TransWikia.com

Sorting by date with format dd-Mmm-yyyy from specific file

Unix & Linux Asked by JugaruGabi on January 29, 2021

So I am having the following file:

    Certificate Name,Expiry Date,Type,Certificate file path
    CN=server10.de.go.com:app, 16-Jan-2021, physical, /path/to/file/
    CN=sv999-c.int.de.aaas.internet.go.com:testclient, 31-Oct-2020, vm, /path/to/file/
    CN=server26.de.go.com:app, 06-Feb-2021, physical, /path/to/file/

How can I sort the file to show the earliest date first and the latest last?

Tried with the command below, but it doesn’t do the trick (it sorts only the days part from the date and that is it):

sort -t "," -k 2 file

Also, I need to make sure that the header is not being captured by the sorting command.

A little bit of help here, please?

3 Answers

I like to use msort for its flexibility. Here is a snippet of a demonstration script:

# Utility functions: print-as-echo, print-line-with-visual-space.
pe() { for _i;do printf "%s" "$_i";done; printf "n"; }
pl() { pe;pe "-----" ;pe "$*"; }

pl " Input data file $FILE:"
head $FILE

pl " Modified ( ', ' -> ',') input file t1:"
sed 's/, /,/g' $FILE > t1
head t1

pl " Results, msort:"
{
head -n1
msort -q -l -j -d "," -n 2,2 --comparison-type date --date-format "d-m-y"
} < t1

producing:

-----
 Input data file data1:
Certificate Name,Expiry Date,Type,Certificate file path
CN=server10.de.go.com:app, 16-Jan-2021, physical, /path/to/file/
CN=sv999-c.int.de.aaas.internet.go.com:testclient, 31-Oct-2020, vm, /path/to/file/
CN=server26.de.go.com:app, 06-Feb-2021, physical, /path/to/file/

-----
 Modified ( ', ' -> ',') input file t1:
Certificate Name,Expiry Date,Type,Certificate file path
CN=server10.de.go.com:app,16-Jan-2021,physical,/path/to/file/
CN=sv999-c.int.de.aaas.internet.go.com:testclient,31-Oct-2020,vm,/path/to/file/
CN=server26.de.go.com:app,06-Feb-2021,physical,/path/to/file/

-----
 Results, msort:
Certificate Name,Expiry Date,Type,Certificate file path
CN=sv999-c.int.de.aaas.internet.go.com:testclient,31-Oct-2020,vm,/path/to/file/
CN=server10.de.go.com:app,16-Jan-2021,physical,/path/to/file/
CN=server26.de.go.com:app,06-Feb-2021,physical,/path/to/file/

Run on:

Environment: LC_ALL = C, LANG = C
(Versions displayed with local utility "version")
OS, ker|rel, machine: Linux, 5.7.0-3-amd64, x86_64
Distribution        : Debian GNU/Linux bullseye/sid 
bash GNU bash 5.0.18

Part of the flexibility comes from a good design of features, for example from the man page:

   -f,--date-format <date format>
          Permutation of ymd with separators, e.g. y-m-d for international
          date format, m/d/y for American date format, or a permutation of
          yd with separators, e.g. y-d, for day-of-year dates.  All  three
          components  may  be  numbers in any available number system. The
          month field may also be a month name, determined by the same de-
          vices as independent month name fields.

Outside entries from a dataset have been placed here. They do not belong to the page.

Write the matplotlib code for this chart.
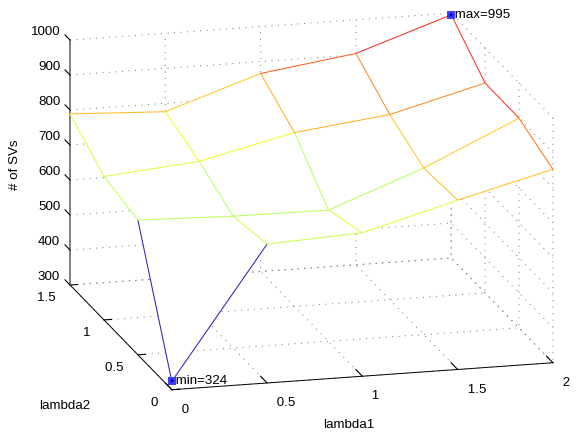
import numpy as np
import matplotlib
matplotlib.use('Agg')
from matplotlib import pyplot as plt
from mpl_toolkits.mplot3d.art3d import Line3DCollection

lambda1 = [0, 0.5, 1, 1.5, 2]
lambda2 = [0, 0.5, 1, 1.5]
# rows follow lambda2, columns follow lambda1
svs_row0 = [324, 697, 710, 784, 853]
svs_row1 = [685, 677, 675, 776, 899]
svs_row2 = [710, 734, 797, 829, 900]
svs_row3 = [789, 776, 866, 904, 995]
z_ticks = [300, 400, 500, 600, 700, 800, 900, 1000]

plt.rcParams['font.family'] = ['Liberation Sans', 'DejaVu Sans']
plt.rcParams['font.size'] = 9.6
plt.rcParams['grid.linestyle'] = (0, (1, 5.7))
plt.rcParams['grid.linewidth'] = 0.7
plt.rcParams['grid.color'] = '#707070'

X, Y = np.meshgrid(lambda1, lambda2)
Z = np.array([svs_row0, svs_row1, svs_row2, svs_row3], dtype=float)

fig = plt.figure(figsize=(5.88, 4.40), dpi=100)
w = 599 / 588
h = 599 / 440
ax = fig.add_axes([3.9 / 588, -69 / 440, w, h], projection='3d', proj_type='ortho')
ax.view_init(elev=15.66, azim=255.3)
ax.set_box_aspect((394, 401, 254.4))
ax.computed_zorder = False
ax.patch.set_alpha(0)

ax.set_xlim(0, 2)
ax.set_ylim(0, 1.5)
ax.set_zlim(300, 1000)
ax.set_xticks(lambda1)
ax.set_yticks(lambda2)
ax.set_zticks(z_ticks)
# the spaces only push the labels sideways, 3d tick labels have no x offset
ax.set_xticklabels([' 0', ' 0.5', ' 1', ' 1.5', ' 2'], ha='left', va='center')
ax.set_yticklabels(['0 ', '0.5 ', '1 ', '1.5 '], ha='right', va='top')
ax.set_zticklabels([str(t) for t in z_ticks], ha='right', va='bottom')

for axis in (ax.xaxis, ax.yaxis, ax.zaxis):
    axis.set_pane_color((1, 1, 1, 0))
    axis.pane.set_edgecolor('none')
    axis.line.set_color('black')
    axis.line.set_linewidth(0.7)
    axis._axinfo['tick']['inward_factor'] = 0
    axis.offsetText.set_visible(False)
ax.xaxis._axinfo['tick']['outward_factor'] = 0.8
ax.yaxis._axinfo['tick']['outward_factor'] = 0.25
ax.zaxis._axinfo['tick']['outward_factor'] = 0.62
# z ticks point along lambda2 like the original view
ax.zaxis._get_tickdir = lambda position: 1
ax.zaxis.line.set_color('#777777')
ax.zaxis.line.set_linewidth(1.3)

ax.tick_params(axis='x', width=0.6, pad=5)
ax.tick_params(axis='y', width=0.6, pad=-2)
ax.tick_params(axis='z', width=0.6, pad=-3.4)

# white faces hide the grid behind the mesh
ax.plot_surface(X, Y, Z, color='white', shade=False, linewidth=0,
                antialiased=False, zorder=1)

# every mesh segment takes the colour of its lower index corner
norm = plt.Normalize(300, 975)
cmap = plt.get_cmap('jet')
segs = []
cols = []
for i in range(Z.shape[0]):
    for j in range(Z.shape[1]):
        p = (X[i, j], Y[i, j], Z[i, j])
        if j + 1 < Z.shape[1]:
            segs.append([p, (X[i, j + 1], Y[i, j + 1], Z[i, j + 1])])
            cols.append(cmap(norm(Z[i, j])))
        if i + 1 < Z.shape[0]:
            segs.append([p, (X[i + 1, j], Y[i + 1, j], Z[i + 1, j])])
            cols.append(cmap(norm(Z[i, j])))
ax.add_collection3d(Line3DCollection(segs, colors=cols, linewidths=0.75, alpha=0.85, zorder=2))

imax = np.unravel_index(Z.argmax(), Z.shape)
imin = np.unravel_index(Z.argmin(), Z.shape)
for idx, lab in ((imax, 'max=%d' % Z.max()), (imin, 'min=%d' % Z.min())):
    x, y, z = X[idx], Y[idx], Z[idx]
    ax.plot([x], [y], [z], 's', color='#4040ff', ms=5.5, mew=0, zorder=3)
    ax.plot([x], [y], [z], '*', color='#0000c0', ms=4, mew=0, zorder=4)
    ax.text(x, y, z, ' ' + lab, ha='left', va='center', zorder=5)

fig.text(349 / 588, 1 - 425 / 440, 'lambda1', ha='center', va='center')
fig.text(65 / 588, 1 - 406 / 440, 'lambda2', ha='center', va='center')
fig.text(15 / 588, 1 - 165 / 440, '# of SVs', ha='center', va='center', rotation=90)

fig.savefig('out.png', dpi=100)
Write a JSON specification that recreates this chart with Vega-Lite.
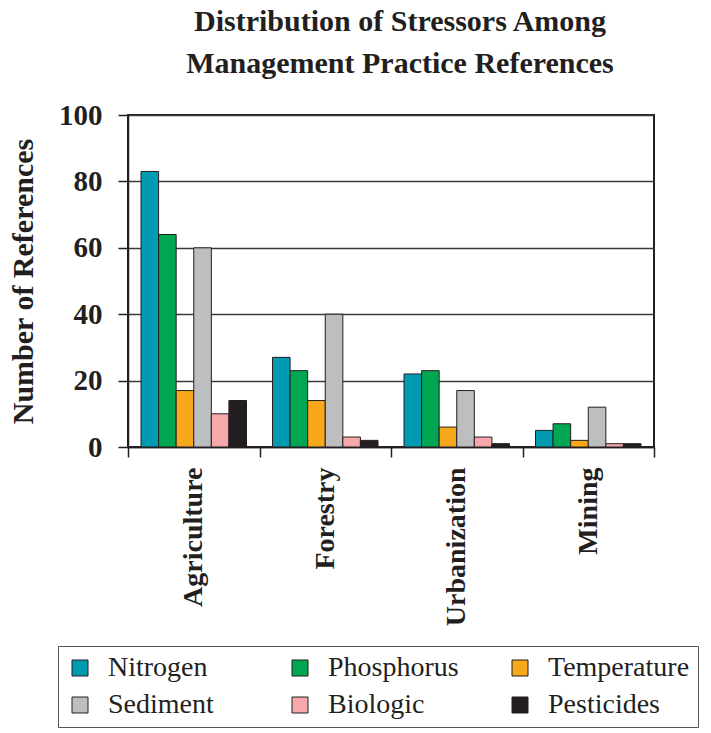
{
  "$schema": "https://vega.github.io/schema/vega-lite/v6.json",
  "autosize": {"type": "none"},
  "padding": {"left": 128, "top": 115, "right": 57, "bottom": 286},
  "width": 526,
  "height": 332,
  "background": "white",
  "title": {
    "text": ["Distribution of Stressors Among", "Management Practice References"],
    "font": "Liberation Serif",
    "fontSize": 30,
    "fontWeight": "bold",
    "color": "#231F20",
    "lineHeight": 42,
    "frame": "group",
    "anchor": "middle",
    "dx": 9,
    "offset": 22
  },
  "data": {
    "values": [
      {"practice": "Agriculture", "stressor": "Nitrogen", "count": 83},
      {"practice": "Agriculture", "stressor": "Phosphorus", "count": 64},
      {"practice": "Agriculture", "stressor": "Temperature", "count": 17},
      {"practice": "Agriculture", "stressor": "Sediment", "count": 60},
      {"practice": "Agriculture", "stressor": "Biologic", "count": 10},
      {"practice": "Agriculture", "stressor": "Pesticides", "count": 14},
      {"practice": "Forestry", "stressor": "Nitrogen", "count": 27},
      {"practice": "Forestry", "stressor": "Phosphorus", "count": 23},
      {"practice": "Forestry", "stressor": "Temperature", "count": 14},
      {"practice": "Forestry", "stressor": "Sediment", "count": 40},
      {"practice": "Forestry", "stressor": "Biologic", "count": 3},
      {"practice": "Forestry", "stressor": "Pesticides", "count": 2},
      {"practice": "Urbanization", "stressor": "Nitrogen", "count": 22},
      {"practice": "Urbanization", "stressor": "Phosphorus", "count": 23},
      {"practice": "Urbanization", "stressor": "Temperature", "count": 6},
      {"practice": "Urbanization", "stressor": "Sediment", "count": 17},
      {"practice": "Urbanization", "stressor": "Biologic", "count": 3},
      {"practice": "Urbanization", "stressor": "Pesticides", "count": 1},
      {"practice": "Mining", "stressor": "Nitrogen", "count": 5},
      {"practice": "Mining", "stressor": "Phosphorus", "count": 7},
      {"practice": "Mining", "stressor": "Temperature", "count": 2},
      {"practice": "Mining", "stressor": "Sediment", "count": 12},
      {"practice": "Mining", "stressor": "Biologic", "count": 1},
      {"practice": "Mining", "stressor": "Pesticides", "count": 1}
    ]
  },
  "mark": {"type": "bar", "stroke": "#231F20", "strokeWidth": 1},
  "encoding": {
    "x": {
      "field": "practice",
      "type": "nominal",
      "sort": ["Agriculture", "Forestry", "Urbanization", "Mining"],
      "scale": {"paddingInner": 0, "paddingOuter": 0},
      "axis": {
        "title": null,
        "labelAngle": -90,
        "labelFont": "Liberation Serif",
        "labelFontSize": 28,
        "labelFontWeight": "bold",
        "labelColor": "#231F20",
        "labelPadding": 10,
        "tickBand": "extent",
        "tickSize": 10,
        "tickColor": "#231F20",
        "tickWidth": 1.5,
        "domainColor": "#231F20",
        "domainWidth": 1.5,
        "grid": false
      }
    },
    "xOffset": {
      "field": "stressor",
      "type": "nominal",
      "sort": ["Nitrogen", "Phosphorus", "Temperature", "Sediment", "Biologic", "Pesticides"],
      "scale": {"paddingInner": 0, "paddingOuter": 0.74}
    },
    "y": {
      "field": "count",
      "type": "quantitative",
      "scale": {"domain": [0, 100], "nice": false},
      "axis": {
        "title": "Number of References",
        "titleFont": "Liberation Serif",
        "titleFontSize": 30,
        "titleFontWeight": "bold",
        "titleColor": "#231F20",
        "titlePadding": 20,
        "values": [0, 20, 40, 60, 80, 100],
        "labelFont": "Liberation Serif",
        "labelFontSize": 29,
        "labelFontWeight": "bold",
        "labelColor": "#231F20",
        "labelPadding": 16,
        "tickSize": 10,
        "tickColor": "#231F20",
        "tickWidth": 1.5,
        "domainColor": "#231F20",
        "domainWidth": 1.5,
        "grid": true,
        "gridColor": "#3a3a3a",
        "gridWidth": 1.5
      }
    },
    "color": {
      "field": "stressor",
      "type": "nominal",
      "sort": ["Nitrogen", "Phosphorus", "Temperature", "Sediment", "Biologic", "Pesticides"],
      "scale": {
        "domain": ["Nitrogen", "Phosphorus", "Temperature", "Sediment", "Biologic", "Pesticides"],
        "range": ["#009BB0", "#00A651", "#F7A81B", "#BCBEC0", "#F7A8AA", "#231F20"]
      },
      "legend": {
        "title": null,
        "orient": "none",
        "direction": "horizontal",
        "legendX": -70,
        "legendY": 531,
        "columns": 3,
        "gridAlign": "all",
        "symbolType": "square",
        "symbolSize": 256,
        "symbolStrokeColor": "#231F20",
        "symbolStrokeWidth": 1,
        "symbolOpacity": 1,
        "labelFont": "Liberation Serif",
        "labelFontSize": 28,
        "labelFontWeight": "normal",
        "labelColor": "#231F20",
        "labelLimit": 220,
        "labelOffset": 14,
        "columnPadding": 36,
        "rowPadding": 9,
        "padding": 8,
        "strokeColor": "#555555"
      }
    }
  },
  "config": {
    "view": {"stroke": "#231F20", "strokeWidth": 2},
    "legend": {"labelFont": "Liberation Serif"}
  }
}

The msort code is available in many repositories, here is some additional information:

msort   sort records in complex ways (man)
Path    : /usr/bin/msort
Version : 8.53
Type    : ELF 64-bit LSB shared object, x86-64, version 1 ( ...)
Help    : probably available with -h,--help
Repo    : Debian GNU/Linux bullseye/sid 
Home    : http://www.billposer.org/Software/msort.html (pm)

Best wises ... cheers, drl

Answered by drl on January 29, 2021

Perl can do date parsing and sorting:

perl -MTime::Piece -F, -ane '
    next if $. == 1;
    push @lines, [$_, Time::Piece->strptime($F[1], " %d-%b-%Y")->epoch];
    END {
        @sorted = sort {$a->[1] <=> $b->[1]} @lines;
        print $sorted[$_]->[0] for (0,-1);
    }
' file
    CN=sv999-c.int.de.aaas.internet.go.com:testclient, 31-Oct-2020, vm, /path/to/file/
    CN=server26.de.go.com:app, 06-Feb-2021, physical, /path/to/file/

Answered by glenn jackman on January 29, 2021

With GNU sort or compatible¹, you can use the M sorting flag for month names:

{
  head -n1
  LC_ALL=C sort -t, -k2.9n -k2.5,2.7M -k2n
} < file

Or to ignore the spacing after the , (in case it's not always exactly one SPC character):

{
  head -n1
  LC_ALL=C sort -t, -k2.8bn -k2.4b,2.6bM -k2n
} < file

(here using the C locale to expect English month names as opposed to those in the language of the user).

Here, we avoid passing the header to sort, but it wouldn't be a problem if we did as the first sort key (year) for that header would evaluate to 0 and would be sorted first. Using head like that works for regular file (or other seekable files) as input, it wouldn't work for pipes (with GNU sed, you could replace head -n1 with sed -u q).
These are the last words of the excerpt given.